About the time I had mastered getting the toothpaste back in the tube, then
*When I worked for my dad hundreds of years ago he had corded tools that
would occasionally have the same problem. It was always in the cord where
it entered the power tool. That part gets a lot of stress and the
insulation on the cord wears out. The solution at that time was to either
shorten the cord or replace it altogether.
BTW that is an accident waiting to happen. Don't use that tool until it is
fixed. There is no such thing as acceptable leakage through a human.
Install a GFI today.
I was gonna say, it is a Darwin filter in the making. But by the time
people start hanging out on here, they usually already had kids, so it
doesn't apply. But yeah, DUH! If a tool is 'tingly', you fix or replace.

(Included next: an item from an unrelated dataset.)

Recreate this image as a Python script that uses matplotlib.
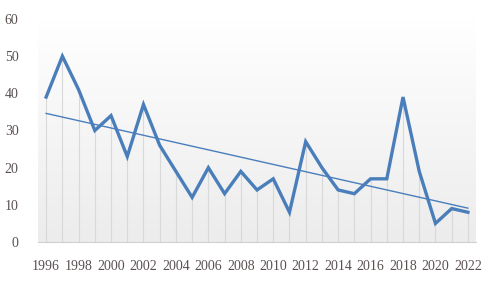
import numpy as np
import matplotlib
matplotlib.use("Agg")
import matplotlib.pyplot as plt

years = list(range(1996, 2023))
values = [39, 50, 41, 30, 34, 23, 37, 26, 19, 12, 20, 13, 19, 14, 17, 8,
          27, 20, 14, 13, 17, 17, 39, 19, 5, 9, 8]
yticks = [0, 10, 20, 30, 40, 50, 60]
xtick_labels = [str(y) for y in range(1996, 2023, 2)]

blue = '#4a7ebb'
txt = '#5a5050'
plt.rcParams['font.family'] = ['Liberation Serif', 'DejaVu Serif']

fig = plt.figure(figsize=(4.94, 2.81), dpi=100)
ax = fig.add_axes([0.077, 0.1388, 0.8866, 0.7936])
x = np.arange(len(years))
ax.set_xlim(-0.5, len(years) - 0.5)
ax.set_ylim(0, 60)

# gradient background
grad = np.linspace(0, 1, 256).reshape(-1, 1)
cmap = matplotlib.colors.LinearSegmentedColormap.from_list('g', ['#ececec', '#ffffff'])
ax.imshow(grad, extent=[-0.5, len(years) - 0.5, 0, 60], origin='lower',
          aspect='auto', cmap=cmap, zorder=0)

# drop lines
ax.vlines(x, 0, values, color='#d9d9d9', lw=0.8, zorder=1)

ax.plot(x, values, color=blue, lw=2.4, zorder=3, solid_joinstyle='miter')
coef = np.polyfit(x, values, 1)
ax.plot(x, np.polyval(coef, x), color=blue, lw=1.0, zorder=2)

for s in ['top', 'right', 'left']:
    ax.spines[s].set_visible(False)
ax.spines['bottom'].set_color('#d0d0d0')
ax.spines['bottom'].set_zorder(4)

ax.set_yticks(yticks)
ax.set_xticks(x[::2])
ax.set_xticklabels(xtick_labels)
ax.tick_params(axis='both', length=0, colors=txt, labelsize=10)
ax.tick_params(axis='y', pad=14)
ax.tick_params(axis='x', pad=13)

fig.savefig('out.png', dpi=100)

And if you replace, you throw it away in pieces so somebody else does
not get hurt.
On Apr 25, 12:20 am, email@example.com wrote:
Somewhere inside the case a hot wire is touching the case. I smiled,
as I thought back to the drill I used as a child. That drill would go
for weeks at a time just being a drill, then it would bite, and bite
hard, I couldn't just open my hand and let it drop, it would stick
fast with the electricity & sometimes shaking it off wouldn't even
work. I'm sure i was a comical sight dancing around with the drill
defying gravity off of my palm. I had no replacement, and it happened
infrequently, so I kept using it. Times were different, folks didn't
try to child proof everything. I can tell you it was much worse
barefoot, than wearing tennis shoes.
Yeah, before all that I turned 10 in '59, so around that time. I liked
to build stuff, boats, cars & such, crude, but entertaining. There was
no shortage of wood scraps with a cabinet shop in the basement. I
still don't know it the shocking drill gift was to encourage or
discourage me, Dad was a hard man to read.